Directions for this task | Answer with one number only: the number of lines that contain "matplotlib".
------------------------------------------------
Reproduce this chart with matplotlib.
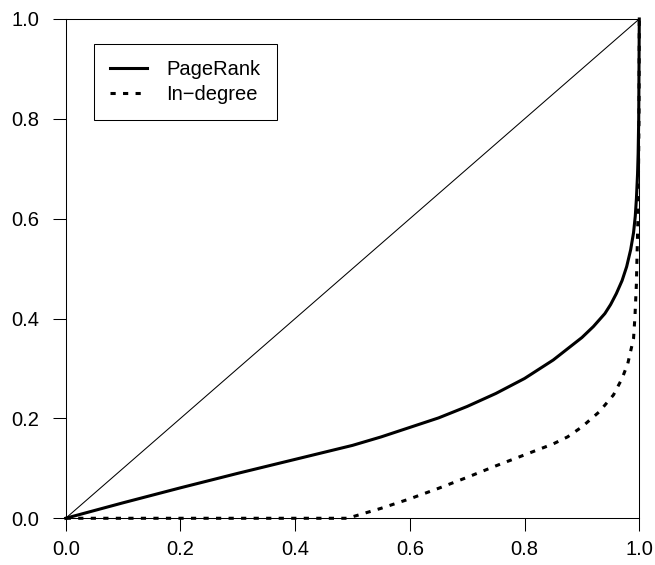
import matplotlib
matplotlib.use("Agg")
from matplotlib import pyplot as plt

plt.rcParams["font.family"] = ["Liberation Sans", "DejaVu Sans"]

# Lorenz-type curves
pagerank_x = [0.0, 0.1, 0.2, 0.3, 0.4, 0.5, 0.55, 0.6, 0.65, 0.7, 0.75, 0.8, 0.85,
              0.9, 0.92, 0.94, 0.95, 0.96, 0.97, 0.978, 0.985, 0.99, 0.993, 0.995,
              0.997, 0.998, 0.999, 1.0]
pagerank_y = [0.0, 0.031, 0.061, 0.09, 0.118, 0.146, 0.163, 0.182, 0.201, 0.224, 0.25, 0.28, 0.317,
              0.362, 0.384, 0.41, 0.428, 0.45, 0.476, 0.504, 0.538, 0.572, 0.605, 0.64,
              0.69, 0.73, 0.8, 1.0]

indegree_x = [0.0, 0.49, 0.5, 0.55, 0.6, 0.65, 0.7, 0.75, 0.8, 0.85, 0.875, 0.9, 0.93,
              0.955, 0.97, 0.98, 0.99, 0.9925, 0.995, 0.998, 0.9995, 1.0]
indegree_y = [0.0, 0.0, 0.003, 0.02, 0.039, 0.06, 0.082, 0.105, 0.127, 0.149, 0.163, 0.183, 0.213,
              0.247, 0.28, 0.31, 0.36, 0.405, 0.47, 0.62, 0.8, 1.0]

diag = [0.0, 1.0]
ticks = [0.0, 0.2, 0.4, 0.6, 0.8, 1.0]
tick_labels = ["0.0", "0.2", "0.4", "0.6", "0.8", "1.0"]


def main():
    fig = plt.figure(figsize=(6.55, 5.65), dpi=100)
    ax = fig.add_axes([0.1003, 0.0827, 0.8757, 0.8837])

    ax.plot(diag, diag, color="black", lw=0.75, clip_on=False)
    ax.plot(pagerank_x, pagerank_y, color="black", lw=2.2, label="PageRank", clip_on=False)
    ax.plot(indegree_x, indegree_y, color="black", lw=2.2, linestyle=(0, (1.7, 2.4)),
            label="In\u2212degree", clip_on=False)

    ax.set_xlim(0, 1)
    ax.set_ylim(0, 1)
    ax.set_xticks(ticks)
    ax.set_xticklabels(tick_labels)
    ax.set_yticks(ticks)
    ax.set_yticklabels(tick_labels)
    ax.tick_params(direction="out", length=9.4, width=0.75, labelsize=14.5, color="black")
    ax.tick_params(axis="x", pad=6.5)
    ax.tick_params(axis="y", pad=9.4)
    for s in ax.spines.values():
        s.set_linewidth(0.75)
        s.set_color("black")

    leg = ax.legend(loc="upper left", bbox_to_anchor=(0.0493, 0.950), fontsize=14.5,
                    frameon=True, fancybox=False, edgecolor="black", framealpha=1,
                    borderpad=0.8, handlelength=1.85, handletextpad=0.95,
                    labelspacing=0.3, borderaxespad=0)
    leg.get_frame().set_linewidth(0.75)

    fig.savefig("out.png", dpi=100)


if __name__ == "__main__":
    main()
------------------------------------------------
Final answer | 4